Two stories by David Gordon, "We Happy Few" (Five Chapters) and "Man-Boob Summer" (Paris Review) — pure pleasure.
5.
Online: Mary-Kim Arnold's Tumblr (formerly known as We Pitched a Tent at Night), is a lyric essay unfolding in real time. Title of the year: "Finishing Bluets in a Strip Mall Gym in Livonia, NY." And I loved Rob Horning's gonzo dissection (in The New Inquiry) of a transcendentally abysmal Van Morrison album cover. Horning writes: "It’s like [Morrison] is daring his audience to listen to it. The message seems to be: 'See how indifferent I am to the surface things of this world?
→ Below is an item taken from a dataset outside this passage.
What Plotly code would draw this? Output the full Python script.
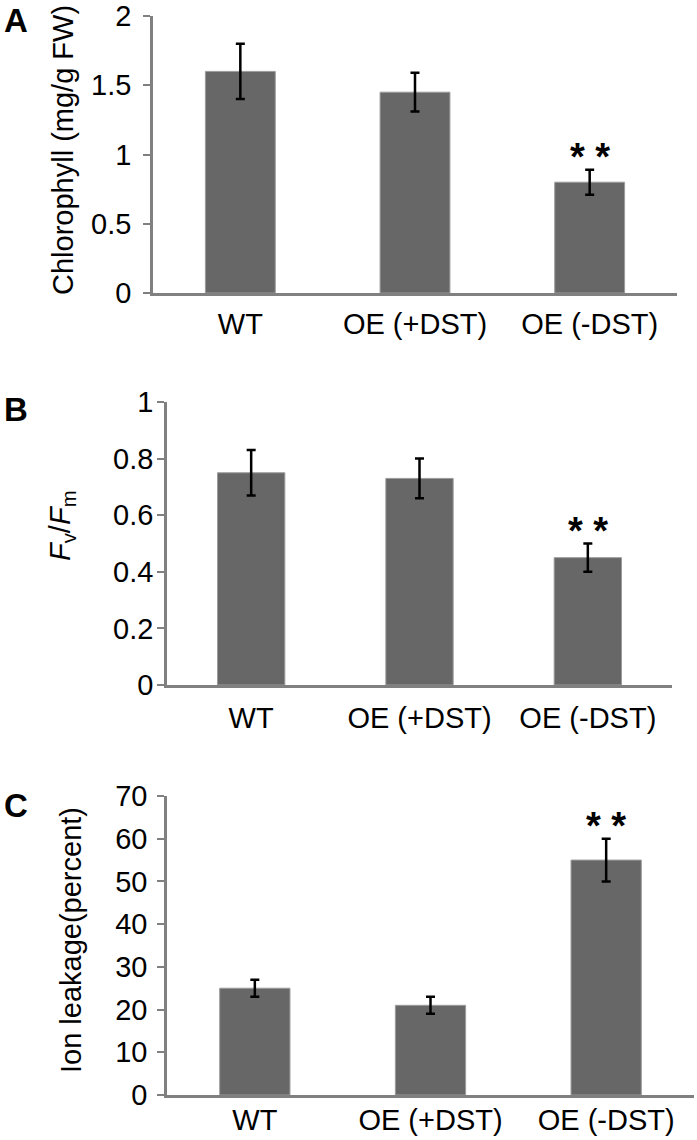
import plotly.graph_objects as go

categories = ["WT", "OE (+DST)", "OE (-DST)"]

chl_values = [1.6, 1.45, 0.8]
chl_errors = [0.2, 0.14, 0.09]

fvfm_values = [0.75, 0.73, 0.45]
fvfm_errors = [0.08, 0.07, 0.05]

ion_values = [25, 21, 55]
ion_errors = [2, 2, 5]

W, H = 697, 1140
FONT = "Liberation Sans, Arial, sans-serif"
AXC = "#808080"
BAR = "#676767"
BAR_EDGE = "#9c9c9c"


def px_x(p):
    return p / W


def px_y(p):
    return 1 - p / H


panels = [
    dict(vals=chl_values, errs=chl_errors, x=(153, 677), y=(16, 293), rng=[0, 2], dtick=0.5,
         standoff_y=6, standoff_x=3, title="Chlorophyll (mg/g FW)", tx=63, ty=150, label="A", ly=21),
    dict(vals=fvfm_values, errs=fvfm_errors, x=(167, 672), y=(402, 685), rng=[0, 1], dtick=0.2,
         standoff_y=-2, standoff_x=5, title="<i>F</i><sub>v</sub>/<i>F</i><sub>m</sub>", tx=62, ty=526,
         label="B", ly=409),
    dict(vals=ion_values, errs=ion_errors, x=(167, 694), y=(796, 1095), rng=[0, 70], dtick=10,
         standoff_y=4, standoff_x=-3, title="Ion leakage(percent)", tx=71, ty=940, label="C", ly=805),
]

fig = go.Figure()
layout = dict(width=W, height=H, margin=dict(l=0, r=0, t=0, b=0, autoexpand=False), showlegend=False,
              template="none",
              plot_bgcolor="white", paper_bgcolor="white", font=dict(family=FONT, size=29, color="black"),
              bargap=0.6)
annotations = []

for i, p in enumerate(panels, start=1):
    sfx = "" if i == 1 else str(i)
    fig.add_trace(go.Bar(
        x=categories, y=p["vals"], xaxis="x" + sfx, yaxis="y" + sfx,
        marker=dict(color=BAR, line=dict(color=BAR_EDGE, width=1)),
        error_y=dict(type="data", array=p["errs"], visible=True, color="black", thickness=2.5, width=4.5),
        width=0.4,
    ))
    layout["xaxis" + sfx] = dict(
        domain=[px_x(p["x"][0]), px_x(p["x"][1])], anchor="y" + sfx, type="category",
        range=[-0.5, 2.5], showline=True, linecolor=AXC, linewidth=2.5, ticks="",
        showgrid=False, zeroline=False, tickfont=dict(size=29, family=FONT, color="black"),
        ticklabelstandoff=p["standoff_x"], automargin=False, fixedrange=True,
    )
    layout["yaxis" + sfx] = dict(
        domain=[px_y(p["y"][1]), px_y(p["y"][0])], anchor="x" + sfx, range=p["rng"], dtick=p["dtick"],
        showline=True, linecolor=AXC, linewidth=2.5, ticks="outside", ticklen=7, tickwidth=2,
        tickcolor=AXC, showgrid=False, zeroline=False, automargin=False,
        tickfont=dict(size=29, family=FONT, color="black"), ticklabelstandoff=p["standoff_y"],
    )
    # y-axis title
    annotations.append(dict(text=p["title"], x=px_x(p["tx"]), y=px_y(p["ty"]), xref="paper", yref="paper",
                            textangle=-90, showarrow=False, xanchor="center", yanchor="middle",
                            font=dict(size=29, family=FONT, color="black")))
    # panel label
    annotations.append(dict(text="<b>%s</b>" % p["label"], x=px_x(2), y=px_y(p["ly"]), xref="paper",
                            yref="paper", showarrow=False, xanchor="left", yanchor="middle",
                            font=dict(size=33, family=FONT, color="black")))
    # significance stars on the OE (-DST) bar
    annotations.append(dict(text="<b>* *</b>", x=categories[2], y=p["vals"][2] + p["errs"][2],
                            xref="x" + sfx, yref="y" + sfx, showarrow=False, xanchor="center",
                            yanchor="middle", yshift=13,
                            font=dict(size=38, family=FONT, color="black")))

layout["annotations"] = annotations
fig.update_layout(**layout)
fig.write_html("out.html", config={"displayModeBar": False},
               post_script="document.body.style.margin='0';")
I put out my music with this on the cover. That’s how far I have moved beyond petty commercial posturing. Fuck you, here’s a rainbow.' ”
6.
Devin McKinney's The Man Who Saw a Ghost: The Life and Work of Henry Fonda and Dylan Hicks's Boarded Windows. (I suppose I think of them in the same breath because their names begin with the same letter and they are both soft-spoken Midwesterners.) I didn’t think I cared as much about Fonda as I do about the Beatles (the subject of McKinney’s previous book, Magic Circles), but McKinney made me pay attention. This is biography as poetical, political essay. Boarded Windows is a self-assured debut that comes with a sort-of soundtrack, Dylan Hicks Sings Bolling Greene, which you should listen to right now. "Thank You For Your Postcard" is a perfect short story, constrained by what can fit on a 3x5 piece of decorated cardboard: "Later on the soles of our shoes/Were white with Tuileries dust/Thank you for your postcard/I read it on the bus."